The Real Cost of Manual GL Mapping in Due Diligence
Every financial due diligence engagement starts the same way. A target company provides its General Ledger data. An analyst opens the file and begins the process of mapping thousands of account lines into a standardized analytical framework.
This step, GL mapping, is foundational. Every downstream analysis, from Quality of Earnings to Net Working Capital, depends on it. And on most deals, it is done entirely by hand.
Why Mapping Takes So Long
GL mapping is not conceptually difficult. An analyst reads each account description, understands what it represents, and assigns it to the appropriate category in the analytical model. The challenge is volume and variability.
A mid-market target company might have 500 to 2,000 GL accounts. A larger target can have 5,000 or more. Each account needs to be reviewed, categorized, and validated.
The variability compounds the problem:
- Chart of accounts structures differ between companies, industries, and countries. A French Plan Comptable looks nothing like a US GAAP chart of accounts.
- Account descriptions are inconsistent. The same type of expense might be labeled differently across subsidiaries or accounting periods.

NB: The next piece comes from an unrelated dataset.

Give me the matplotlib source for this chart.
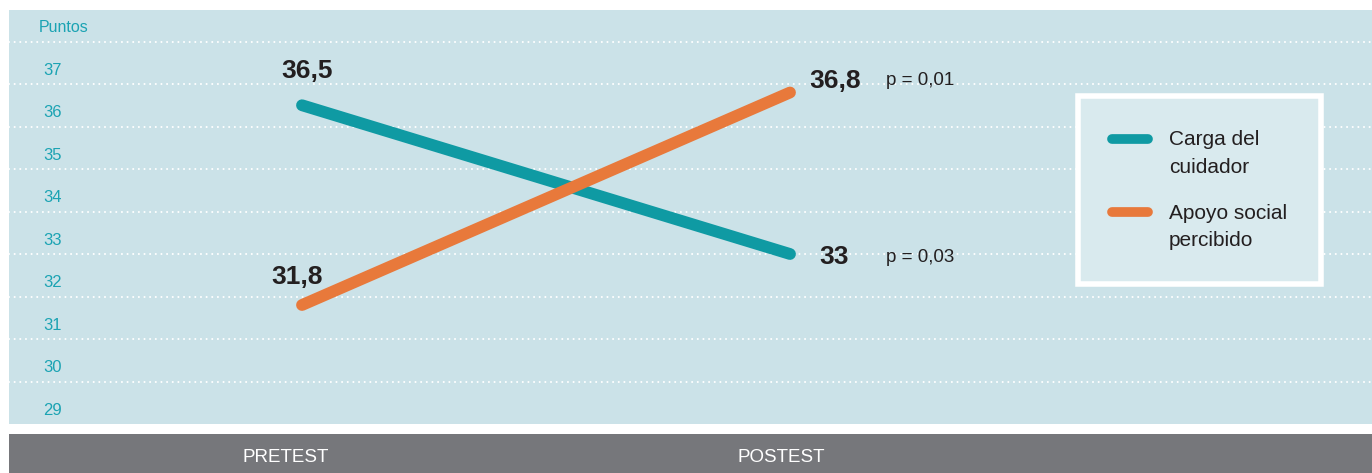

- Multi-entity targets require mapping each entity separately, often with different account structures.
- Historical data may span multiple fiscal years with account code changes between periods.
On a typical engagement, GL mapping consumes 4 to 8 hours of analyst time. On complex, multi-entity deals, it can take days.
The Downstream Impact of Mapping Errors
Mapping errors are expensive because they propagate. If a revenue account is incorrectly mapped to operating expenses, it affects the entire QoE analysis. The error may not surface until partner review, at which point significant rework is required.
Common mapping errors include:
- Misclassification: Accounts placed in the wrong analytical category, distorting the financial picture.
- Omission: Accounts missed entirely, creating reconciliation breaks between the mapped model and the source trial balance.
- Inconsistent treatment: The same type of account mapped differently across entities or periods, creating false variances in the analysis.
Each of these errors triggers a review cycle. The partner identifies the discrepancy, the analyst investigates, corrects the mapping, and re-runs the analysis. On fixed-fee engagements, this rework is unrecoverable cost.
What Better Mapping Looks Like
Improving the mapping process does not require eliminating human judgment. Analysts still need to understand the target's business and make classification decisions. The improvement comes from reducing the repetitive, mechanical parts of the process.
Reusable mapping rules are the highest-leverage improvement. When a team maps a French Plan Comptable on one deal, those rules should be available on the next deal with a similar chart of accounts. Over time, the library of mapping rules grows, and each new engagement requires less manual work.
Automated reconciliation provides immediate feedback. Instead of discovering a reconciliation break during review, the analyst sees it at the point of mapping. This catches errors early, when they are cheapest to fix.
Structured import ensures that GL data enters the workflow in a consistent format regardless of how it was exported from the source system. This eliminates the manual reformatting step that often precedes mapping.
Audit trail records every mapping decision with its rationale. When a reviewer questions a classification, the analyst can point to the documented logic rather than trying to reconstruct their reasoning.
Quantifying the Opportunity
The economics of improved mapping are straightforward:
- Time reduction: From 4-8 hours to under 2 hours on a typical engagement, using reusable mapping rules and structured import.
- Error reduction: Automated reconciliation catches misclassifications and omissions before they reach review, reducing rework by an estimated 60 to 70 percent.
- Consistency: Standardized mapping logic produces consistent analytical outputs across deals, reducing the time partners spend on review.
- Knowledge retention: Mapping rules accumulated over dozens of engagements become a competitive asset, making the team faster and more accurate with each deal.
For a team running 40 to 60 engagements per year, saving 4 hours per deal on mapping alone recovers 160 to 240 analyst hours annually. At typical charge-out rates, that represents significant recoverable margin.
The Mapping Problem Is a Margin Problem
GL mapping is often treated as an unavoidable cost of doing business. Every deal needs it, every analyst does it, and the time is simply absorbed into the engagement budget.
But when you look at it through the lens of realization rate, the picture changes. Every hour spent on manual mapping is an hour that reduces margin on a fixed-fee deal. Every mapping error that triggers rework compounds the cost.
Teams that treat mapping as a process to optimize rather than a task to endure consistently achieve higher realization rates and better margins across their portfolio of deals. And when mapping decisions are captured as reusable knowledge, the improvement compounds with every engagement.